Writes a file to the virtual filesystem. Changes are visible to subsequent vfs_read and shell calls within the same run. VFS writes do not touch the host filesystem unless the agent is in :host mode with a real workdir.

vfsread

vfs_read(path: string) → string

Reads a file from the virtual filesystem. Falls through to the real filesystem if the path is not in the VFS.

wb

wb(args: [string]) → string

Runs a wb CLI command in-process. Equivalent to running wb query, wb tangle, wb lint, etc. from the shell, but without spawning a subprocess. Returns the command output as a string.

run

run(workbook: string) → map

Executes a workbook: compiles its components, runs the DAG, returns the export map.
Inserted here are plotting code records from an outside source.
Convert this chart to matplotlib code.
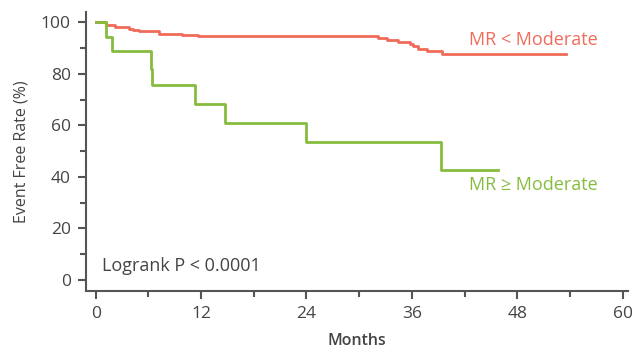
import matplotlib
matplotlib.use("Agg")
import matplotlib.pyplot as plt
from matplotlib.ticker import MultipleLocator

plt.rcParams['font.family'] = ['Open Sans', 'DejaVu Sans']

# Kaplan-Meier step data (months, event free %)
red_t = [0, 1.2, 2.2, 3.8, 4.2, 4.9, 7.2, 9.8, 11.6, 21.7, 32.2, 33.2, 34.4, 35.8, 36.1, 36.7, 37.7, 39.4, 53.6]
red_s = [100, 99.0, 98.0, 97.4, 96.9, 96.6, 95.5, 95.2, 94.8, 94.5, 93.8, 93.0, 92.4, 91.5, 90.7, 89.8, 89.0, 87.8, 87.8]
green_t = [0, 1.2, 1.9, 6.3, 6.45, 11.3, 14.7, 23.9, 39.3, 45.8]
green_s = [100, 94.3, 89.0, 82.0, 75.5, 68.2, 60.8, 53.4, 42.8, 42.8]

red_label = "MR < Moderate"
green_label = "MR \u2265 Moderate"
pval = "Logrank P < 0.0001"

RED = "#F06B5A"
GREEN = "#86BC3E"
GRAY = "#444444"

fig = plt.figure(figsize=(6.33, 3.51), dpi=100)
ax = fig.add_axes([0.1359, 0.171, 0.856, 0.795])

ax.step(red_t, red_s, where='post', color=RED, lw=2)
ax.step(green_t, green_s, where='post', color=GREEN, lw=2)

ax.set_xlim(-1.1, 60.6)
ax.set_ylim(-4.3, 104)
ax.xaxis.set_major_locator(MultipleLocator(12))
ax.xaxis.set_minor_locator(MultipleLocator(6))
ax.yaxis.set_major_locator(MultipleLocator(20))
ax.yaxis.set_minor_locator(MultipleLocator(10))

for s in ['top', 'right']:
    ax.spines[s].set_visible(False)
for s in ['left', 'bottom']:
    ax.spines[s].set_color('#555555')
    ax.spines[s].set_linewidth(1.5)

ax.tick_params(which='major', length=6, width=1.5, color='#555555', labelsize=12.5, labelcolor=GRAY, pad=5)
ax.tick_params(which='minor', length=4, width=1.5, color='#555555')

ax.set_xlabel("Months", fontsize=11.5, color=GRAY, fontweight='semibold', labelpad=8)
ax.set_ylabel("Event Free Rate (%)", fontsize=11.5, color=GRAY, labelpad=8)

ax.text(42.5, 93.0, red_label, color=RED, fontsize=13, va='center', ha='left')
ax.text(42.5, 36.8, green_label, color=GREEN, fontsize=13, va='center', ha='left')
ax.text(0.75, 5.4, pval, color=GRAY, fontsize=13, va='center', ha='left')

fig.savefig("out.png", dpi=100)
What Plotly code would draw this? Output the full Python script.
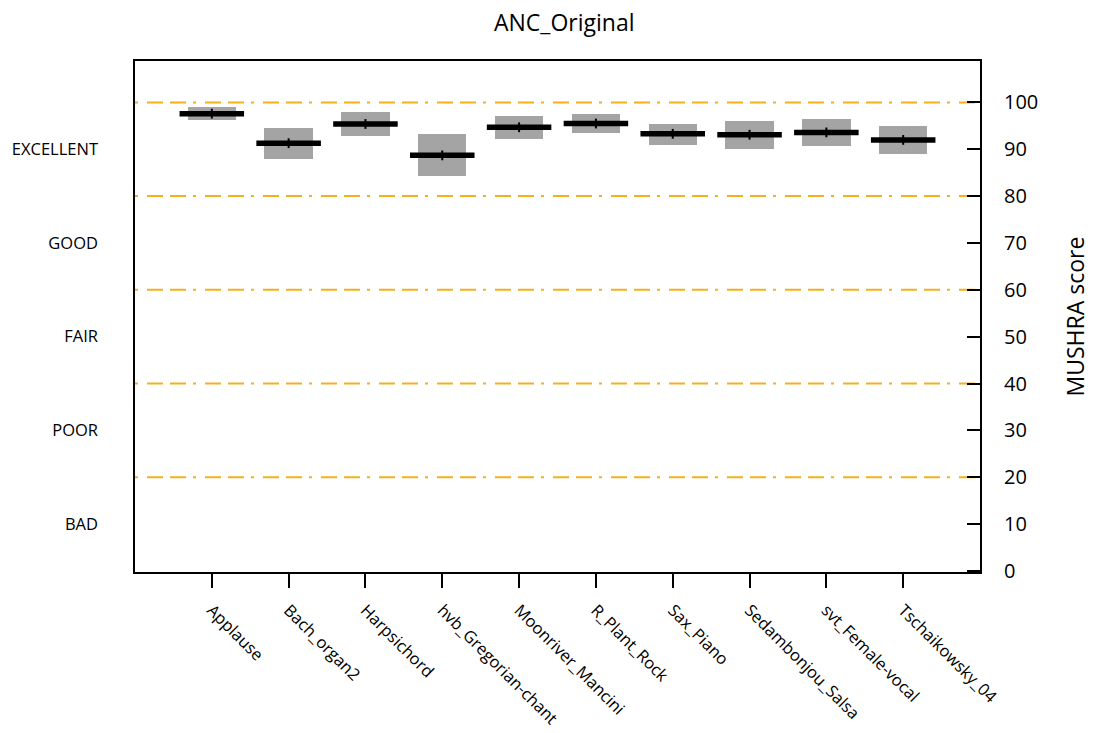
import plotly.graph_objects as go

categories = ["Applause", "Bach_organ2", "Harpsichord", "hvb_Gregorian-chant",
              "Moonriver_Mancini", "R_Plant_Rock", "Sax_Piano", "Sedambonjou_Salsa",
              "svt_Female-vocal", "Tschaikowsky_04"]
box_top = [99.1, 94.5, 97.9, 93.2, 97.2, 97.6, 95.5, 96.0, 96.4, 95.0]
box_bottom = [96.2, 88.0, 92.9, 84.2, 92.2, 93.5, 90.9, 90.1, 90.6, 89.0]
medians = [97.6, 91.3, 95.4, 88.7, 94.7, 95.5, 93.3, 93.1, 93.6, 92.0]
grade_levels = [100, 80, 60, 40, 20]
grade_labels = ["EXCELLENT", "GOOD", "FAIR", "POOR", "BAD"]
grade_label_pos = [90, 70, 50, 30, 10]
score_ticks = [0, 10, 20, 30, 40, 50, 60, 70, 80, 90, 100]

xpos = list(range(1, len(categories) + 1))
FONT = "Open Sans"
YR = [-0.23, 108.84]

fig = go.Figure()

fig.add_trace(go.Bar(
    x=xpos, y=[t - b for t, b in zip(box_top, box_bottom)], base=box_bottom,
    width=0.63, marker=dict(color="#a4a4a4", line=dict(width=0)),
    showlegend=False, hoverinfo="skip"))

mx, my = [], []
for x, m in zip(xpos, medians):
    mx += [x - 0.42, x + 0.42, None]
    my += [m, m, None]
fig.add_trace(go.Scatter(x=mx, y=my, mode="lines",
                         line=dict(color="black", width=5.5),
                         showlegend=False, hoverinfo="skip"))
fig.add_trace(go.Scatter(x=xpos, y=medians, mode="markers",
                         marker=dict(symbol="line-ns-open", size=7, color="black",
                                     line=dict(color="black", width=2)),
                         showlegend=False, hoverinfo="skip"))

for g in grade_levels:
    fig.add_trace(go.Scatter(x=[0, 11], y=[g, g], mode="lines",
                             line=dict(color="#f5b01e", width=2,
                                       dash="3px,9px,16px,7px,16px,7px"),
                             showlegend=False, hoverinfo="skip"))

# invisible trace for the left grade axis
fig.add_trace(go.Scatter(x=[None], y=[None], yaxis="y2", showlegend=False))

fig.update_layout(
    width=1096, height=733,
    margin=dict(l=135, r=116, t=61, b=161),
    paper_bgcolor="white", plot_bgcolor="white",
    font=dict(family=FONT, color="black"),
    title=dict(text="ANC_Original", x=0.508, xref="paper", xanchor="center",
               y=0.969, yref="container", yanchor="middle",
               font=dict(size=23, family=FONT)),
    xaxis=dict(range=[0, 11], tickvals=xpos, ticktext=categories,
               tickangle=45, ticks="outside", ticklen=14, tickwidth=2,
               tickcolor="black", showline=True, linecolor="black", linewidth=2,
               mirror=True, showgrid=False, zeroline=False, automargin=False,
               tickfont=dict(size=16.5, family=FONT), ticklabelstandoff=6),
    yaxis=dict(range=YR, side="right", tickvals=score_ticks,
               ticks="inside", ticklen=13, tickwidth=2, tickcolor="black",
               showline=True, linecolor="black", linewidth=2, mirror=True,
               showgrid=False, zeroline=False, automargin=False,
               tickfont=dict(size=20, family=FONT), ticklabelstandoff=18,
               title=dict(text="MUSHRA score", font=dict(size=23, family=FONT),
                          standoff=31)),
    yaxis2=dict(range=YR, overlaying="y", side="left", tickvals=grade_label_pos,
                ticktext=grade_labels, ticks="", showline=False, showgrid=False,
                zeroline=False, automargin=False,
                tickfont=dict(size=16.5, family=FONT),
                ticklabelstandoff=36),
    bargap=0,
)

fig.write_html("out.html")
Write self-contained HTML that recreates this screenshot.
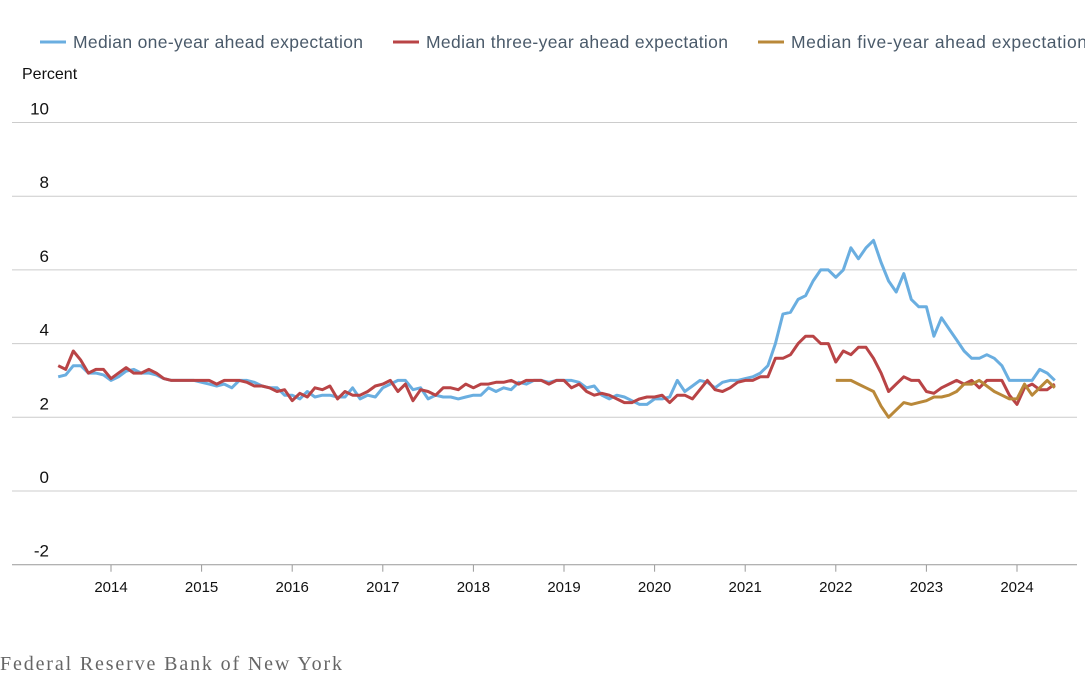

Equivalent to the full compile+execute pipeline on a .org source.

done

done(result: string) → void

Terminates the agent loop and returns result as the agent's output. The LLM calls this when it has a final answer. The loop exits cleanly; no timeout is consumed.

Timeout

Agents use wall-clock TIMEOUT_MS (default: 60 000 ms) not an iteration cap. The loop is while not timed_out — it runs as many tool calls as the LLM wants within the time budget. Set TIMEOUT_MS in the run config to extend or restrict.

Events and telemetry

Every tool call is logged as a JSON event in _steps.jsonl:

{"step": 0, "tool": "shell", "args": {"command": "ls -la"}, "result": {"stdout": "...", "exit_code": 0}, "ms": 42}

wb telemetry reads _steps.jsonl files across all runs and produces a summary. The events array on the agent state is the in-memory view of the same data.

Invoking an agent

From the CLI:

wb run "list all workbooks in this directory"

From Elixir:

Workbooks.Agent.run(%{
  prompt: "list all workbooks",
  model: "xiaomi/mimo-v2.5",
  tenant: "dev",
  workdir: File.cwd!()
})

The engine.wit WIT world

The agent engine is itself a WIT component (engine.wasm). Its WIT world declares:

Imports (capabilities the host provides to the engine):

  • session-info — current tenant, model, workdir

  • vfs-query — VFS read/write

  • run-command — shell execution

  • browse-fetch — HTTP GET

Export:

  • run — the main entry point; takes prompt + config, returns result

This means the agent loop logic runs inside WASM, calling back into the Elixir host for any I/O. The host implements the imported interfaces; the engine implements the loop. This inversion keeps the loop logic portable and auditable.